On the other hand I think this definition of art is too limited. Are sandwich's art, of course not but art is about creating and communicating beauty/emotion from were it didn't exist. Is software art, it's hard to say. I tend to think software/code is something else. Some that is newer and different than art but that borrows heavily from art. I guess the difference is that I think the code itself is the art rather than the output. That said I may be to close to have a fair viewpoint, I've named two companies based on variants of the name Code art.
> Are sandwich's art, of course not

Obviously, you have never had a masterful sandwich.

All great points. Software is regarded by many as a science, art, trade, and craft all in one. Some software does have a wow factor. Games are like that, but much other software is deeply utilitarian. I wonder, too, about the usefulness of distinguishing art from craft, or artist from artisan. The fine arts, whose end is the beautiful ("that which, being seen, pleases"), and the other arts, whose end is service to people.
Agree with that.

I'd say there's two types of software - better experience and novel functionality. You can in be a competitive business and win by offering superior service/design or go into non-competitive markets and offering functionality you can't get anywhere else.

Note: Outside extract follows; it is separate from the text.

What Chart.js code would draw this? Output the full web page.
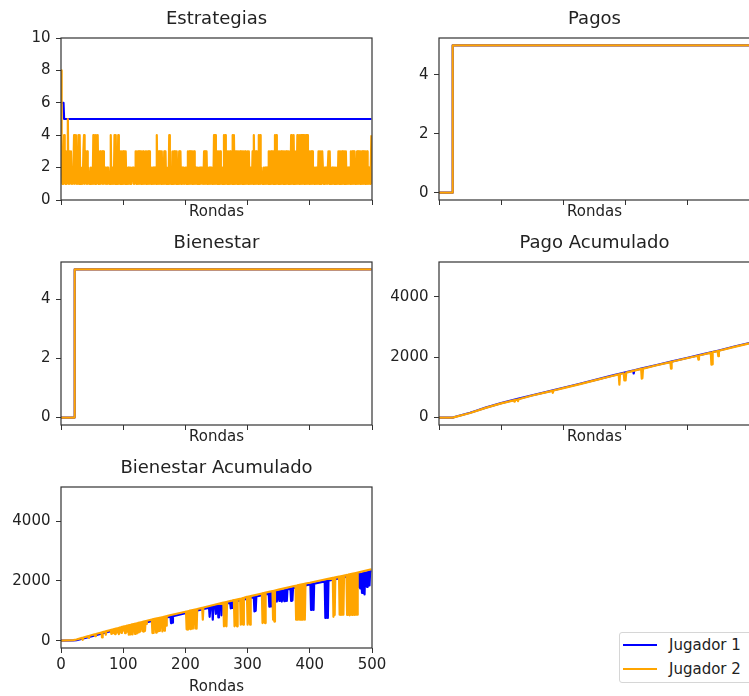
<!DOCTYPE html>
<html>
<head>
<meta charset="utf-8">
<script src="https://cdn.jsdelivr.net/npm/chart.js@4.4.1/dist/chart.umd.min.js"></script>
<style>
  html, body { margin: 0; padding: 0; background: #fff; overflow: hidden; }
  body { width: 749px; height: 696px; position: relative; font-family: "DejaVu Sans", sans-serif; }
  canvas { position: absolute; }
  #leyenda { position: absolute; left: 619px; top: 632px; width: 150px; height: 49px;
             border: 1px solid #d6d6d6; border-radius: 3px; background: #fff; color: #222; font-size: 15px; }
  #leyenda .linea { position: absolute; left: 3px; width: 34px; height: 2px; }
  #leyenda .texto { position: absolute; left: 49px; line-height: 18px; white-space: nowrap; }
</style>
</head>
<body>
<canvas id="estrategias" width="391" height="212" style="left:1px;top:9px"></canvas>
<canvas id="pagos" width="391" height="212" style="left:379px;top:9px"></canvas>
<canvas id="bienestar" width="391" height="213" style="left:1px;top:233px"></canvas>
<canvas id="pagoAcum" width="391" height="213" style="left:379px;top:233px"></canvas>
<canvas id="bienestarAcum" width="391" height="238" style="left:1px;top:458px"></canvas>
<div id="leyenda">
  <div class="linea" style="top:11px;background:#0000ff"></div>
  <div class="texto" style="top:3px">Jugador 1</div>
  <div class="linea" style="top:35px;background:#ffa500"></div>
  <div class="texto" style="top:27px">Jugador 2</div>
</div>
<script>
// marcas de los ejes
const rondasTicks = [0, 100, 200, 300, 400, 500];
const estrategiaTicks = [0, 2, 4, 6, 8, 10];
const pagoTicks = [0, 2, 4];
const acumTicks = [0, 2000, 4000];

// estrategia elegida en cada ronda: [valor, rondas seguidas]
const estrategiaJ1 = [[6, 5], [5, 495]];
// jugador 2, un dígito por ronda (bloques de 10 rondas)
const estrategiaJ2 = [
  "8413142131", "2513123121", "2412413141", "4121213412", "3131221121",
  "2141214124", "1313123131", "2211212211", "4121214141", "2141313131",
  "3131312121", "2121122112", "3131313131", "3131213131", "3131212121",
  "2121413131", "3131213131", "2121413121", "3131313121", "3131221211",
  "2121313131", "3131312121", "2112212211", "3131312121", "2121214141",
  "3131313121", "2141413131", "3131214141", "3131313131", "3131313121",
  "3131212131", "4131312141", "4122112121", "2121313131", "3131414131",
  "3131313131", "3131313131", "4131413131", "4131414141", "4141414131",
  "3131312121", "2121313131", "3311221211", "3131212121", "2121213131",
  "3131313131", "2121213131", "3131213131", "3131313131", "3131212124"
];

// pagos y bienestar por ronda: [valor, rondas seguidas]
const pagoJ1 = [[0, 22], [5, 478]];
const pagoJ2 = [[0, 22], [5, 478]];
const bienestarJ1 = [[0, 22], [5, 478]];
const bienestarJ2 = [[0, 22], [5, 478]];

// acumulados: [ronda, valor]
const pagoAcumJ1 = [
  [0,0],[22,0],[25,20],[50,160],[60,225],[75,330],[100,480],[125,610],[150,740],[175,860],
  [200,985],[225,1110],[250,1240],[275,1370],[300,1500],[312,1555],[313,1460],[314,1565],
  [325,1620],[350,1740],[375,1860],[400,1980],[425,2100],[450,2220],[475,2350],[499,2465]
];
const pagoAcumJ2 = [
  [0,0],[22,0],[25,15],[50,150],[75,320],[100,470],[120,570],[121,530],[122,577],[126,598],
  [127,545],[128,605],[150,730],[175,850],[182,885],[183,820],[184,895],[200,975],[225,1100],
  [250,1230],[275,1360],[289,1430],[290,1090],[291,1440],[297,1465],[298,1230],[300,1230],
  [301,1485],[325,1610],[326,1290],[327,1300],[328,1620],[350,1730],[372,1835],[373,1620],
  [374,1845],[400,1970],[416,2045],[417,1920],[418,2055],[437,2150],[438,1750],[439,1760],
  [440,2165],[448,2200],[449,2030],[450,2210],[475,2340],[499,2455]
];
const bienestarAcumJ1 = [
  [0,0],[20,10],[25,20],[50,150],[75,290],[100,420],[125,550],[128,565],[129,420],[130,575],
  [150,680],[175,800],[176,805],[177,590],[178,814],[179,600],[180,824],[200,920],[225,1040],
  [238,1105],[239,800],[240,1115],[243,1130],[244,700],[245,1140],[248,1155],[249,900],
  [250,1165],[252,1175],[253,780],[254,1185],[257,1200],[258,850],[259,1208],
  [272,1271],[273,1085],[274,1280],[275,1100],[276,1290],
  [300,1410],[310,1458],[311,980],[312,1468],[313,1000],[314,1478],[325,1530],[334,1573],
  [335,1140],[336,1583],[337,1200],[338,1592],[339,1150],[340,1602],[346,1631],[347,1310],
  [348,1640],[349,1400],[350,1650],[351,1330],[352,1660],[353,1450],[354,1669],[355,1310],
  [356,1679],[357,1380],[358,1688],[359,1320],[360,1698],[361,1420],[362,1708],[363,1330],
  [364,1717],[369,1741],[370,1330],[371,1751],[372,1350],[373,1760],[375,1770],[400,1880],
  [401,1884],[402,1030],[403,1893],[404,1050],[405,1902],[406,1030],[407,1911],[424,1986],
  [425,760],[426,1994],[427,780],[428,2003],[429,760],[430,2012],[450,2100],[475,2210],
  [478,2225],[479,1800],[480,2235],[481,1750],[482,2245],[484,1600],[485,2260],[486,1800],
  [487,2270],[488,1550],[489,2280],[490,1850],[491,2290],[492,1800],[493,2300],[494,1900],
  [495,2310],[496,1850],[497,2320],[499,2330]
];
const bienestarAcumJ2 = [
  [0,0],[20,20],[25,40],[34,94],[35,30],[36,106],[44,154],[45,90],[46,166],[50,190],
  [54,212],[55,150],[56,224],[65,274],[66,110],[67,285],[71,308],[72,200],[73,319],[75,330],
  [80,358],[81,230],[82,369],[83,240],[84,380],[85,260],[86,392],[87,220],[88,403],[89,290],
  [90,414],[91,280],[92,425],[93,220],[94,436],[95,300],[96,448],[97,260],[98,459],[99,320],
  [100,470],[102,480],[103,250],[104,491],[105,300],[106,501],[107,420],[108,512],[109,200],
  [110,522],[111,210],[112,532],[113,380],[114,543],[115,210],[116,553],[117,450],[118,564],
  [119,230],[120,574],[121,240],[122,584],[123,500],[124,595],[125,280],[126,605],[127,300],
  [128,616],[129,520],[130,626],[131,320],[132,636],[133,300],[134,647],[135,330],[136,657],
  [137,560],[138,668],[146,709],[147,255],[148,720],[149,260],[150,730],[151,400],[152,740],
  [153,270],[154,749],[155,310],[156,754],[157,320],[158,764],[159,330],[160,774],[161,600],
  [162,783],[163,310],[164,793],[165,350],[166,802],[167,330],[168,812],[169,500],[170,822],
  [175,850],[200,970],[201,975],[202,380],[203,984],[204,370],[205,994],[206,400],[207,1004],
  [208,390],[209,1013],[210,600],[211,1023],[212,400],[213,1032],[214,800],[215,1042],
  [216,410],[217,1052],[218,400],[219,1061],[227,1100],[228,700],[229,1110],[250,1220],
  [261,1273],[262,480],[263,1282],[264,500],[265,1292],[266,480],[267,1302],[275,1340],
  [278,1356],[279,480],[280,1366],[281,520],[282,1376],[283,480],[284,1387],[288,1402],
  [289,535],[290,1413],[291,560],[292,1423],[293,535],[294,1434],[299,1465],[300,535],
  [301,1475],[302,600],[303,1484],[304,535],[305,1494],[323,1580],[324,590],[325,1590],
  [326,620],[327,1600],[328,590],[329,1609],[340,1662],[341,700],[342,1672],[343,640],
  [344,1681],[350,1710],[375,1830],[377,1839],[378,700],[379,1848],[380,700],[381,1858],
  [382,720],[383,1867],[384,700],[385,1877],[386,700],[387,1886],[388,700],[389,1896],
  [390,720],[391,1905],[392,700],[393,1914],[400,1940],[437,2107],[438,800],[439,2116],
  [440,860],[441,2120],[447,2147],[448,870],[449,2156],[450,860],[451,2164],[452,870],
  [453,2173],[454,870],[455,2182],[459,2200],[460,860],[461,2208],[462,870],[463,2217],
  [464,850],[465,2226],[466,870],[467,2235],[468,860],[469,2244],[470,870],[471,2252],
  [472,860],[473,2261],[474,870],[475,2270],[476,870],[477,2280],[499,2390]
];

const AZUL = '#0000ff';
const NARANJA = '#ffa500';
const TEXTO = '#222222';
const EJE = '#333333';

Chart.defaults.font.family = '"DejaVu Sans", sans-serif';
Chart.defaults.color = TEXTO;

// de tramos [valor, n] o de dígitos a puntos {x: ronda, y: valor}
const deTramos = tramos => tramos.flatMap(([v, n]) => Array(n).fill(v)).map((v, i) => ({ x: i, y: v }));
const deDigitos = bloques => bloques.join('').split('').map((d, i) => ({ x: i, y: Number(d) }));
const dePares = pares => pares.map(([x, y]) => ({ x, y }));

// recuadro completo del área de trazado
const marco = {
  id: 'marco',
  afterDraw(chart) {
    const { ctx, chartArea: a } = chart;
    ctx.save();
    ctx.strokeStyle = EJE;
    ctx.lineWidth = 1.2;
    ctx.strokeRect(a.left, a.top, a.right - a.left, a.bottom - a.top);
    ctx.restore();
  }
};

function serie(label, puntos, color, orden) {
  return {
    label, data: puntos, borderColor: color, backgroundColor: color,
    borderWidth: 2.2, pointRadius: 0, tension: 0, fill: false,
    borderJoinStyle: 'round', order: orden
  };
}

function panel(id, titulo, j1, j2, yMin, yMax, yTicks, etiquetasX, altoX) {
  new Chart(document.getElementById(id), {
    type: 'line',
    data: {
      datasets: [
        serie('Jugador 1', j1, AZUL, 2),
        serie('Jugador 2', j2, NARANJA, 1)
      ]
    },
    options: {
      responsive: false,
      animation: false,
      events: [],
      normalized: true,
      layout: { padding: { left: 0, right: 20, top: 0, bottom: 0 } },
      plugins: {
        legend: { display: false },
        tooltip: { enabled: false },
        title: {
          display: true, text: titulo, fullSize: false, color: TEXTO,
          font: { size: 18, weight: 'normal' }, padding: { top: 0, bottom: 7.4 }
        }
      },
      scales: {
        x: {
          type: 'linear', min: 0, max: 500,
          afterBuildTicks: s => { s.ticks = rondasTicks.map(v => ({ value: v })); },
          afterFit: s => { s.height = altoX; },
          grid: { drawOnChartArea: false, drawTicks: true, tickLength: 5, color: EJE, lineWidth: 1 },
          border: { display: false },
          ticks: { display: etiquetasX, color: TEXTO, font: { size: 15 }, padding: 3, maxRotation: 0,
                   callback: v => String(v) },
          title: { display: true, text: 'Rondas', color: TEXTO, font: { size: 15 }, padding: 0 }
        },
        y: {
          min: yMin, max: yMax,
          afterBuildTicks: s => { s.ticks = yTicks.map(v => ({ value: v })); },
          afterFit: s => { s.width = 60; },
          grid: { drawOnChartArea: false, drawTicks: true, tickLength: 5, color: EJE, lineWidth: 1 },
          border: { display: false },
          ticks: { color: TEXTO, font: { size: 15 }, padding: 5.5, callback: v => String(v) }
        }
      }
    },
    plugins: [marco]
  });
}

panel('estrategias', 'Estrategias', deTramos(estrategiaJ1), deDigitos(estrategiaJ2),
      0, 10, estrategiaTicks, false, 21);
panel('pagos', 'Pagos', deTramos(pagoJ1), deTramos(pagoJ2),
      -0.25, 5.25, pagoTicks, false, 21);
panel('bienestar', 'Bienestar', deTramos(bienestarJ1), deTramos(bienestarJ2),
      -0.25, 5.25, pagoTicks, false, 21);
panel('pagoAcum', 'Pago Acumulado', dePares(pagoAcumJ1), dePares(pagoAcumJ2),
      -245, 5145, acumTicks, false, 21);
panel('bienestarAcum', 'Bienestar Acumulado', dePares(bienestarAcumJ1), dePares(bienestarAcumJ2),
      -245, 5145, acumTicks, true, 48);
</script>
</body>
</html>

Personally I prefer the noval functionality, being an engineering type, and slide a little on the design, but there's equally as much money in going the artistic route.

There's great technical risk in the functionality route, but there's great market risk in going the artistic route. Steve Blank talks about this in his writings.

The Lean Startup movement is about this market risk. To get a handle on technical risk you'd be better off listening to Elon Musk.